Standard methods in deep learning for natural language processing fail to capture the compositional structure of human language that allows for systematic generalization outside of the training distribution. However, human learners readily generalize in this way, e.g. by applying known grammatical rules to novel words. Inspired by work in neuroscience suggesting separate brain systems for syntactic and semantic processing, we implement a modification to standard approaches in neural machine translation, imposing an analogous separation. The novel model, which we call Syntactic Attention, substantially outperforms standard methods in deep learning on the SCAN dataset, a compositional generalization task, without any hand-engineered features or additional supervision. Our work suggests that separating syntactic from semantic learning may be a useful heuristic for capturing compositional structure.

Figures (15)

• Figure 1: Simplified illustration of out-of-domain (o.o.d.) extrapolation required by SCAN compositional generalization task. Shapes represent the distribution of all possible command sequences. In a simple split, train and test data are independent and identically distributed (i.i.d.), but in the add-primitive splits, models are required to extrapolate out-of-domain from a single example.
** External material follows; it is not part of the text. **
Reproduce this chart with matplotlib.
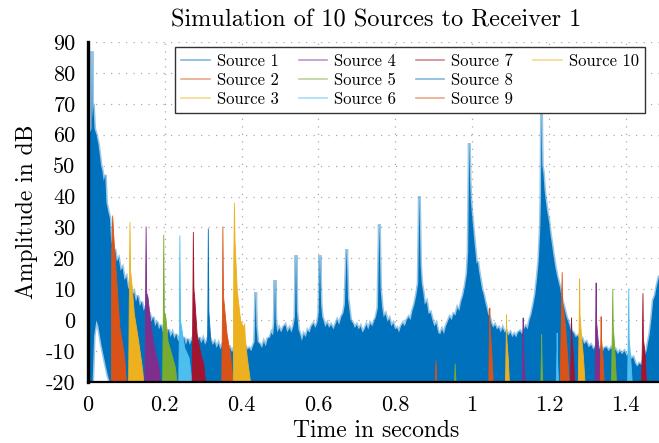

• Figure 2: (left) Syntactic Attention architecture. Syntactic and semantic information are maintained in separate streams. The semantic stream processes words with a simple linear transformation, so that sequential information is not maintained. This information is used to directly produce actions. The syntactic stream processes inputs with a recurrent neural network, allowing it to capture temporal dependencies between words. This stream determines the attention over semantic representations at each time step during decoding. (right) Diagram of an influential computational model of prefrontal cortex (PFC) MillerCohen01. Prefrontal cortex dynamically modulates processes in other parts of the brain through top-down selective attention signals. A part of the prefrontal cortex, Broca's area, is thought to be important for syntactic processing Thompson-Schill04. Figure reproduced from Miller13.
• Figure 3: Examples from SCAN dataset. Figure reproduced from LakeBaroni17b.
• Figure 4: Illustration of the transformation of an out-of-domain (o.o.d.) generalization problem into two independent, identically distributed (i.i.d.) generalization problems. This transformation is accomplished by the Syntactic Attention model without hand-coding grammatical rules or supervising with additional information such as parts-of-speech tags.
• Figure 5: Phrase-structure grammar used to generate SCAN dataset. Figure reproduced from LakeBaroni17b.